Mladen Penev
Ieri giornata campale: la Torresani addenta il Festival della Letteratura di Mantova, con Nikon al collo, padiglioni auricolari a parabola, penna carica e polpaccio agile.
Mantova annega in una folla di gente degna di Gardaland: il popolo della cultura clamorosamente c’è.
E non per vedere il faccione di Paperino dei Paperoni alias Lapo Elkann nel negozio Diesel come mi è capitato giovedì sera alla Vogue Fashion’s Night Out di Milano: no, decisamente tutto un altro tipo di calca.
Qui la gente fileggia e sgomiteggia per abbeverarsi alla fonte della conoscenza: pazzi controtendenza.
Schiacciata dal tutto esaurito e dalle attese chilometriche, sono riuscita solamente a godermi tre eventi:
- Matteo Corradini e Giusi Quarenghi: Come dio comanda (o domanda? Morsi di mistica ebraica
- Ahmad Rafat: I figli della rivoluzione (il movimento iraniano dell’Onda Verde)
- Corrado Bizzarri e Adolfo Ceretti: L’imputabilità della follia (in bilico tra criminalità e pazzia)
Ma a parte tutto (la bella giornata, la sana gioventù, l’ottimo cibo, la godibile compagnia), Mantova mi ha regalato la strepitosa consapevolezza che la cultura è ancora ambito esclusivo della gente di sinistra o di centro.
O meglio, per essere più precisi: nessun berlusconiano spreca il suo tempo tra teatro, libri ed incontri di questo genere.
Quasi tutti impugnavano in quotidiano: nessuno impugnava Libero o Il Giornale.

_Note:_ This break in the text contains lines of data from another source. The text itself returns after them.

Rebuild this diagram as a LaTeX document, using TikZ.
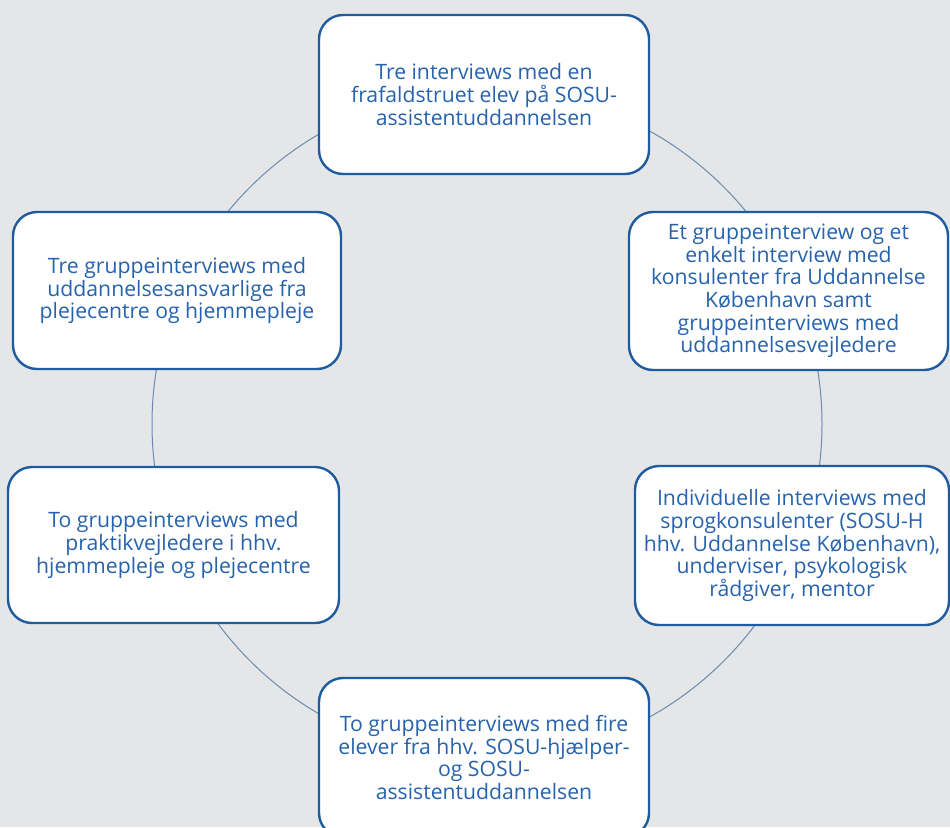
\documentclass[tikz,border=0pt]{standalone}
\usepackage{fontspec}
\setmainfont{Open Sans}
\definecolor{bgc}{HTML}{E5E6E8}
\definecolor{boxline}{HTML}{1F5B9F}
\definecolor{boxtext}{HTML}{2763AC}
\definecolor{ringc}{HTML}{6A8BB2}
\tikzset{
  x=1pt,y=-1pt,
  boxnode/.style={draw=boxline, line width=2.4pt, fill=white, rounded corners=24pt,
    align=center, text=boxtext, inner sep=0pt,
    font=\fontsize{21.2}{22.6}\selectfont},
  ring/.style={draw=ringc, line width=1pt}
}
\begin{document}
\begin{tikzpicture}
\fill[bgc] (0,0) rectangle (950,827);
\useasboundingbox (0,0) rectangle (950,827);
\coordinate (ctr) at (487,424);
\draw[ring] (ctr) circle[radius=335pt];
\node[boxnode, minimum width=330pt, minimum height=159pt] (t) at (484,94.5)
  {Tre interviews med en\\frafaldstruet elev på SOSU-\\assistentuddannelsen};
\node[boxnode, minimum width=319pt, minimum height=158pt] (ru) at (788.5,291)
  {Et gruppeinterview og et\\enkelt interview med\\konsulenter fra Uddannelse\\København samt\\gruppeinterviews med\\uddannelsesvejledere};
\node[boxnode, minimum width=314pt, minimum height=159pt] (rl) at (792,545.5)
  {Individuelle interviews med\\sprogkonsulenter (SOSU-H\\hhv. Uddannelse København),\\underviser, psykologisk\\rådgiver, mentor};
\node[boxnode, minimum width=330pt, minimum height=159pt] (b) at (484,757.5)
  {To gruppeinterviews med fire\\elever fra hhv. SOSU-hjælper-\\og SOSU-\\assistentuddannelsen};
\node[boxnode, minimum width=328pt, minimum height=157pt] (lu) at (177,290.5)
  {Tre gruppeinterviews med\\uddannelsesansvarlige fra\\plejecentre og hjemmepleje};
\node[boxnode, minimum width=331pt, minimum height=156pt] (ll) at (173.5,545)
  {To gruppeinterviews med\\praktikvejledere i hhv.\\hjemmepleje og plejecentre};
\end{tikzpicture}
\end{document}
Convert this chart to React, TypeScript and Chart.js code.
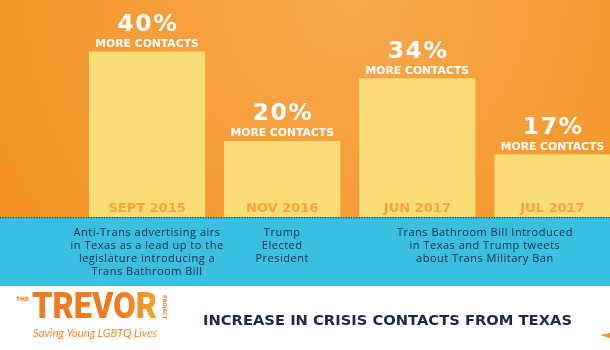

Perché effettivamente se la cultura è fruita ed assimilata nel modo giusto (cioè senza incidenti metabolici che in certi casi possono trasformare il nettare in veleno), crea spessore (civile e morale, innanzitutto).
E se c’è spessore, non ci può essere niente di berlusconiano.
Ovviamente non parlo, che ne so, di Loretta Goggi o Debora Caprioglio che recitano a teatro. Parlo della cultura soda, quella vera col valore aggiunto.
Quella che per forza di cose ti allontana dalla mediocrità e dalle cose ignobili, quella che ti indica la vera strada per la bellezza e, soprattutto, per IL SENSO.